Guacamole is one of my favorite snacks—it’s creamy, flavorful, and as long as your chips are black beans as the first ingredient, you can enjoy chips with it as well. The only drawback is that it doesn’t store well—you need to consume it right away for best results.
When you select black bean chips at the store, be sure to read the ingredient section. It should list black beans first, as the predominant ingredient, and hopefully, you get at least 5 grams of fiber per serving. If they list wheat flour or rice flour as the first ingredient, look for another product. The less total ingredients the better.
Prep Time: 5-10 minutes
2 medium Haas avocados (or 1 Florida avocado), cut in half, pit removed
1 lime, juiced
¼ medium sweet onion, minced
¼ cup cilantro (or parsley) chopped
½ tsp ground paprika
¼ tsp ground cayenne pepper (less or more to taste)
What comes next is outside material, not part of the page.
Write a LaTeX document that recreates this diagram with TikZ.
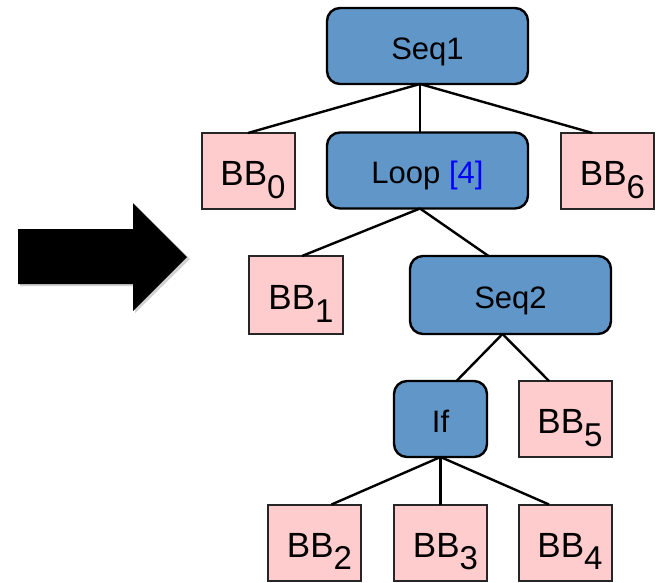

Black bean chips (about ½ to 1 cup portion per person)
Slice the avocado in half, remove the pit, and scoop out the soft flesh with a spoon and mash in a large bowel. Add lime juice, onion, cilantro, paprika, and cayenne pepper and mix.
Serve with a sprig of cilantro and a little drizzle of lime juice over the guacamole (helps prevent it from turning brown if not served immediately).